Case remanded for resentencing by different judge


          In United States v. Cota-Luna, the parties agreed that the defendants (Mr. Cota-Luna and Mr. Navarro-Gaytan) played a small role in a drug conspiracy involving around 92 kilograms of cocaine. Under a Rule 11(c)(1)(C) plea  agreement, the defendants agreed to plead guilty to a conspiracy charge involving that amount of drugs.

          The base offense level was 34 but under the C plea agreement a variety of guideline adjustments were applied including the “Safety Valve” guideline (U.S.S.G §5C1.2). The result was a final offense level of 20 for each defendant. Mr. Cota-Luna would be sentenced to 36 months imprisonment and Mr. Navarro-Gaytan would be sentenced to 33 months imprisonment.

          At the change of plea hearing, the district court rejected the plea agreement. In response to the parties’ question whether the court objected to the guideline calculations, the court indicated that the guidelines were advisory and “just the starting point.” The court noted that “90 plus kilograms of cocaine” were involved and there was “other relevant conduct that’s going to be part and parcel of the case.” The court said, “So the guideline computation may be accurate or may not, but my hands are not going to be tied when I look at all the various factors that I am required to consider.” The court made it clear that it would not accept a C plea agreement.
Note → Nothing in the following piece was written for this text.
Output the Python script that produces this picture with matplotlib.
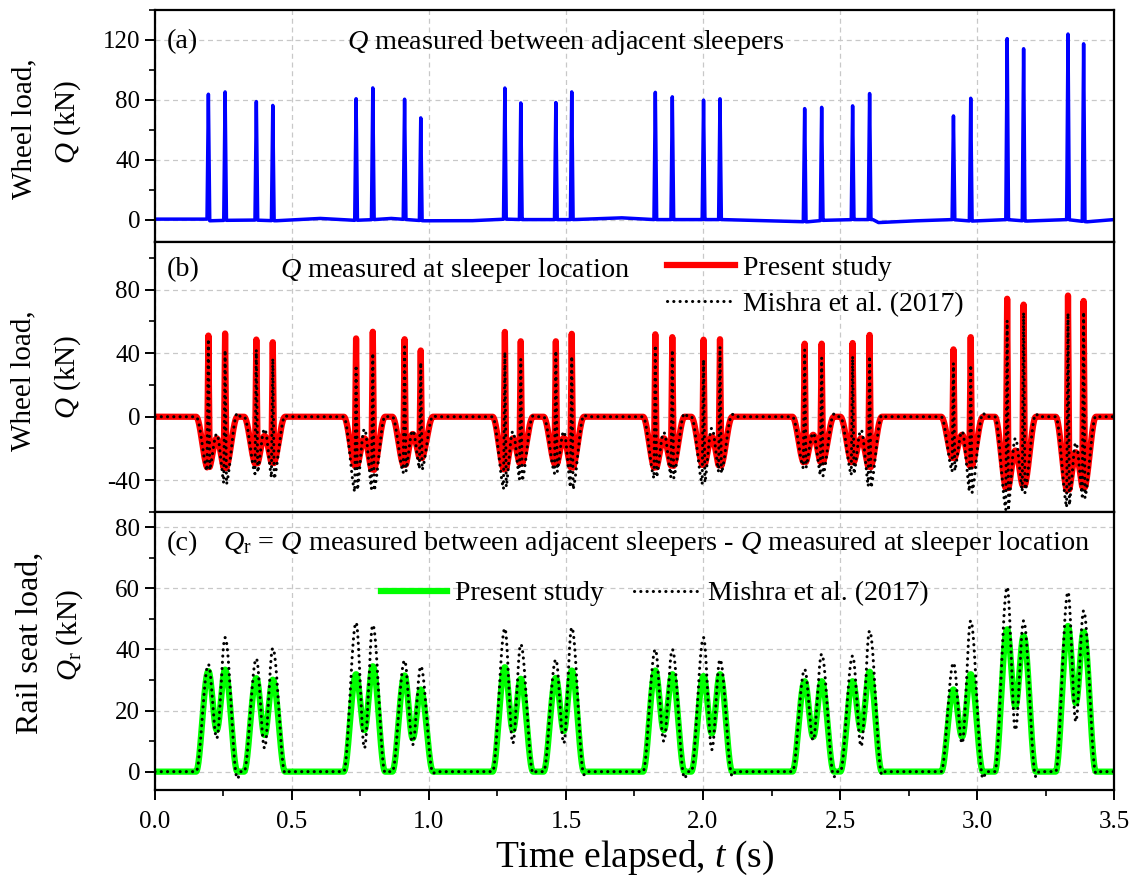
import numpy as np
import matplotlib
matplotlib.use('Agg')
import matplotlib.pyplot as plt
from matplotlib.ticker import MultipleLocator

plt.rcParams['font.family'] = 'Liberation Serif'
plt.rcParams['mathtext.fontset'] = 'custom'
plt.rcParams['mathtext.rm'] = 'Liberation Serif'
plt.rcParams['mathtext.it'] = 'Liberation Serif:italic'
plt.rcParams['axes.unicode_minus'] = False

# axle passage times (s), two axles per bogie
axle_t = [0.195, 0.256, 0.370, 0.430,
          0.734, 0.795, 0.911, 0.970,
          1.277, 1.335, 1.463, 1.521,
          1.826, 1.888, 2.002, 2.062,
          2.371, 2.433, 2.546, 2.608,
          2.914, 2.977, 3.110, 3.170, 3.332, 3.389]

# (a) peak wheel load measured between adjacent sleepers (kN)
q_between_peak = [84.0, 85.8, 79.2, 77.0,
                  81.2, 88.0, 80.3, 68.6,
                  87.6, 77.9, 78.2, 85.3,
                  85.0, 82.0, 79.8, 80.7,
                  75.6, 75.6, 76.0, 84.2,
                  69.3, 82.0, 120.9, 115.0, 124.0, 118.7]

# (a) slow baseline drift between the peaks (kN)
drift_t = [0.0, 0.19, 0.20, 0.26, 0.36, 0.44, 0.60, 0.73, 0.80, 0.86, 0.92,
           0.98, 1.15, 1.28, 1.34, 1.46, 1.53, 1.70, 1.82, 1.89, 2.07, 2.38,
           2.44, 2.55, 2.62, 2.64, 2.75, 2.91, 2.98, 3.11, 3.18, 3.33, 3.40, 3.5]
drift_q = [0.3, 0.3, -0.8, -0.5, -0.3, -0.8, 0.8, -0.5, 0.0, 0.8, 0.0,
           -0.8, -0.8, 0.3, 0.0, 0.0, 0.0, 1.2, 0.0, 0.0, 0.0, -1.5,
           -0.5, 0.0, 0.0, -2.0, -1.0, 0.0, -1.0, 0.0, -1.0, 0.0, -1.5, 0.0]

# (c) present study: rail seat load at each axle and dip between bogie axles (kN)
qr_peak = [32.9, 33.4, 30.6, 30.1,
           31.9, 34.5, 31.5, 26.9,
           34.2, 30.4, 30.7, 33.1,
           33.1, 31.9, 31.3, 31.9,
           29.6, 29.6, 29.6, 32.7,
           26.9, 31.9, 46.6, 44.4, 47.7, 45.8]
qr_mid = [13.6, 12.0, 13.6, 10.9, 13.6, 13.3, 13.6,
          12.5, 11.4, 13.6, 11.4, 21.3, 22.4]

# (c) Mishra et al. (2017): peaks, dips and undershoot after each bogie (kN)
qr_peak_m = [35.1, 43.9, 37.0, 40.4,
             48.8, 48.0, 36.4, 34.5,
             46.9, 41.7, 36.7, 47.2,
             40.0, 40.0, 43.9, 36.7,
             33.5, 38.5, 37.9, 46.1,
             35.6, 49.4, 60.4, 49.4, 58.8, 52.7]
qr_mid_m = [10.9, 7.7, 7.7, 8.8, 9.3, 9.3, 9.9,
            7.2, 10.3, 8.3, 9.3, 13.6, 16.4]
qr_under_m = [-2.3, -0.5, -0.3, -0.5, -0.5, -1.0, -2.2,
              -1.5, -1.7, -1.0, -2.2, -1.7, -0.5]

RAMP = 0.045      # rise/fall time of a bogie load bump (s)
HALF_W = 0.005    # half width of a wheel load peak (s)
T_END = 3.5


def eased(t, kt, kv):
    # cosine-eased curve through the keypoints
    kt = np.asarray(kt, float)
    kv = np.asarray(kv, float)
    i = np.clip(np.searchsorted(kt, t, side='right') - 1, 0, len(kt) - 2)
    s = np.clip((t - kt[i]) / (kt[i + 1] - kt[i]), 0, 1)
    return kv[i] + (kv[i + 1] - kv[i]) * (1 - np.cos(np.pi * s)) / 2


def bogie_keys(peaks, mids, under=None):
    kt, kv = [0.0], [0.0]
    for b in range(len(mids)):
        a1, a2 = axle_t[2 * b], axle_t[2 * b + 1]
        kt += [a1 - RAMP, a1, (a1 + a2) / 2, a2]
        kv += [0.0, peaks[2 * b], mids[b], peaks[2 * b + 1]]
        if under is None:
            kt.append(a2 + RAMP)
            kv.append(0.0)
        else:
            kt += [a2 + RAMP, a2 + RAMP + 0.012]
            kv += [under[b], 0.0]
    kt.append(T_END)
    kv.append(0.0)
    return kt, kv


spike_t = np.ravel([[a - HALF_W, a, a + HALF_W] for a in axle_t])
spike_q = np.ravel([[0.0, h, 0.0] for h in q_between_peak])

t = np.union1d(np.arange(0, T_END + 1e-9, 0.0005), spike_t)
spikes = np.interp(t, spike_t, spike_q, left=0, right=0)

q_between = spikes + np.interp(t, drift_t, drift_q)
qr = eased(t, *bogie_keys(qr_peak, qr_mid))
qr_m = eased(t, *bogie_keys(qr_peak_m, qr_mid_m, qr_under_m))
# Q at sleeper = Q between sleepers - Qr
q_sleeper = spikes - qr
q_sleeper_m = spikes - qr_m

FS = 20.3
LFS = 20
fig = plt.figure(figsize=(11.31, 8.81), dpi=100)
gs = fig.add_gridspec(3, 1, height_ratios=[232, 270, 278], hspace=0,
                      left=0.137, right=0.985, top=0.9886, bottom=0.1033)
axes = [fig.add_subplot(gs[i]) for i in range(3)]

grid_kw = dict(color='#c8c8c8', lw=0.9, ls=(0, (4, 3)))
dot_kw = dict(color='black', lw=2.2, ls=(0, (0.05, 2.0)),
              dash_capstyle='round')

ax = axes[0]
ax.plot(t, q_between, color='#0000ff', lw=2.5)
ax.set_ylim(-15, 140)
ax.yaxis.set_major_locator(MultipleLocator(40))
ax.yaxis.set_minor_locator(MultipleLocator(20))
ax.text(0.012, 0.862, '(a)', transform=ax.transAxes, fontsize=FS, va='center')
ax.text(0.2, 0.858, '$Q$ measured between adjacent sleepers',
        transform=ax.transAxes, fontsize=FS, va='center')

ax = axes[1]
ax.plot(t, q_sleeper, color='#ff0000', lw=4.5, label='Present study')
ax.plot(t, q_sleeper_m, label='Mishra et al. (2017)', **dot_kw)
ax.set_ylim(-60, 110)
ax.yaxis.set_major_locator(MultipleLocator(40))
ax.yaxis.set_minor_locator(MultipleLocator(20))
ax.text(0.012, 0.896, '(b)', transform=ax.transAxes, fontsize=FS, va='center')
ax.text(0.13, 0.896, '$Q$ measured at sleeper location',
        transform=ax.transAxes, fontsize=FS, va='center')
ax.legend(loc='upper left', bbox_to_anchor=(0.534, 0.95), frameon=False,
          fontsize=LFS, handlelength=2.45, handletextpad=0.3,
          labelspacing=0.38, borderpad=0, borderaxespad=0)

ax = axes[2]
ax.plot(t, qr, color='#00ff00', lw=4.5, label='Present study')
ax.plot(t, qr_m, label='Mishra et al. (2017)', **dot_kw)
ax.set_ylim(-6, 85)
ax.yaxis.set_major_locator(MultipleLocator(20))
ax.yaxis.set_minor_locator(MultipleLocator(10))
ax.text(0.012, 0.888, '(c)', transform=ax.transAxes, fontsize=FS, va='center')
ax.text(0.071, 0.888,
        '$Q_{\\mathrm{r}}$ = $Q$ measured between adjacent sleepers - '
        '$Q$ measured at sleeper location',
        transform=ax.transAxes, fontsize=FS, va='center')
ax.legend(loc='upper left', bbox_to_anchor=(0.236, 0.752), frameon=False,
          fontsize=LFS, ncol=2, handlelength=2.35, handletextpad=0.3,
          columnspacing=1.1, borderpad=0, borderaxespad=0)
ax.set_xlabel('Time elapsed, $t$ (s)', fontsize=27, labelpad=4)

# two-line y labels, placed in figure pixels
W, H = 1131, 881
ylabels = [('Wheel load,', 21, 24, 129), ('$Q$ (kN)', 21, 68, 122),
           ('Wheel load,', 21, 23, 381), ('$Q$ (kN)', 21, 68, 377),
           ('Rail seat load,', 23, 30, 643), ('$Q_{\\mathrm{r}}$ (kN)', 21, 70, 635)]
for txt, size, x, y in ylabels:
    fig.text(x / W, 1 - y / H, txt, fontsize=size, rotation=90,
             ha='center', va='center')

for i, ax in enumerate(axes):
    ax.set_xlim(0, T_END)
    ax.xaxis.set_major_locator(MultipleLocator(0.5))
    ax.xaxis.set_minor_locator(MultipleLocator(0.25))
    ax.grid(True, which='major', **grid_kw)
    ax.set_axisbelow(True)
    for sp in ax.spines.values():
        sp.set_linewidth(1.6)
    ax.tick_params(axis='y', which='major', direction='out', length=7,
                   width=1.4, labelsize=18)
    ax.tick_params(axis='y', which='minor', direction='out', length=4,
                   width=1.2)
    ax.tick_params(axis='x', which='major', direction='out', length=7,
                   width=1.4, labelsize=18, pad=8)
    ax.tick_params(axis='x', which='minor', direction='out', length=4,
                   width=1.2)
    if i < 2:
        ax.tick_params(axis='x', which='both', bottom=False, labelbottom=False)

axes[2].xaxis.set_major_formatter(plt.FuncFormatter(lambda v, p: f'{v:.1f}'))

fig.savefig('out.png', dpi=100)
          The parties then negotiated a Rule 11(c)(1)(B) plea agreement that  contained the same guideline calculations as in the original plea agreement and was “nearly identical” to that agreement. The district court accepted the B plea agreement at a subsequent change of plea hearing.

          With the exception of a single 2 level reduction, “the PSR’s offense-level calculations mirrored those in the plea agreements.” At sentencing, the district court expressed its view that the defendants probably did not satisfy the Safety Valve guideline because §5C1.2(a)(5) required them to discuss the offense at an in-person meeting with government officers and here they relied on their lawyers to convey information to the government. The sentencing was continued to enable the defendants to personally meet with government officers to discuss the offense.     

          The district court entered a presentencing order confirming its view that the defendants did not satisfy the requirements of the Safety Valve guideline because they did not personally meet with government officers before the first sentencing hearing. The order further indicated that the court rejected other adjustments that the parties agreed upon to reduce the base offense level. 

          At the second sentencing hearing, the district court followed the views expressed in its presentencing order. Since the defendants were deemed ineligible for the Safety Valve, their guideline range was 120 months (the mandatory minimum) to 135 months. Each defendant was sentenced to 120 months.

          The Sixth Circuit vacated the convictions and sentences and remanded the case for the district court to reconsider whether to accept the original C plea agreement.

          The majority opinion observed that a district court may defer acceptance of a C plea agreement until it has reviewed the PSR and that is the preferred practice. Here, the plea agreement was rejected before the PSRs were prepared and the district court was required to explain its rejection of the agreement.   

          The opinion noted that the district court had two concerns with the C plea agreement. One concern was that the proposed sentences were too lenient given the amount of drugs involved. The appellate court rejected that reason because the base offense level was predicated on the quantity of drugs. Consequently, that factor should have worked in the defendants’ favor in light of the small role they played in the crime. The defendants’ minor role was also a reason to reject the district court’s second concern - maintaining its sentencing discretion by considering relevant conduct connected to the case. Since the district court’s two concerns with the C plea agreement were not “sound reasons” for rejecting it, it was an abuse of discretion to reject the agreement.

          The majority opinion also ordered that the case be reassigned to a different district court judge. Several factors warranted reassignment. First, by rejecting the C plea agreement before the PSRs were prepared and rejecting “on dubious grounds” nearly every guideline reduction specified in the plea agreement, the court appeared to be predisposed to impose a harsh sentence on the defendants.

          Second, reassignment would “preserve the appearance of justice.” Among the reasons given in support of this factor, the majority opinion referred to the district court’s apparent predisposition to impose a harsh sentence on the defendants and its reliance on “legally erroneous interpretations of the guidelines.”

          Lastly, reassignment would not waste judicial resources because the new judge would only have to review the C plea agreement, the PSRs, “and a few other documents.”

          Judge Kethledge concurred in the judgment. He noted that the parties’ agreement on a particular sentence does not obligate a district court to provide reasons why that sentence is unreasonable. He also pointed out that when a district court rejects a C plea agreement Rule 11(c)(5) does not require an explanation of why the agreement was rejected. Nevertheless, the record must provide the appellate court with an adequate basis to determine if rejection of the plea agreement is an abuse of discretion. 

          Judge Kethledge concluded that the district court’s belief that the defendants were ineligible for safety valve relief was “legally mistaken” and thus rejection of the plea agreement was an abuse of discretion.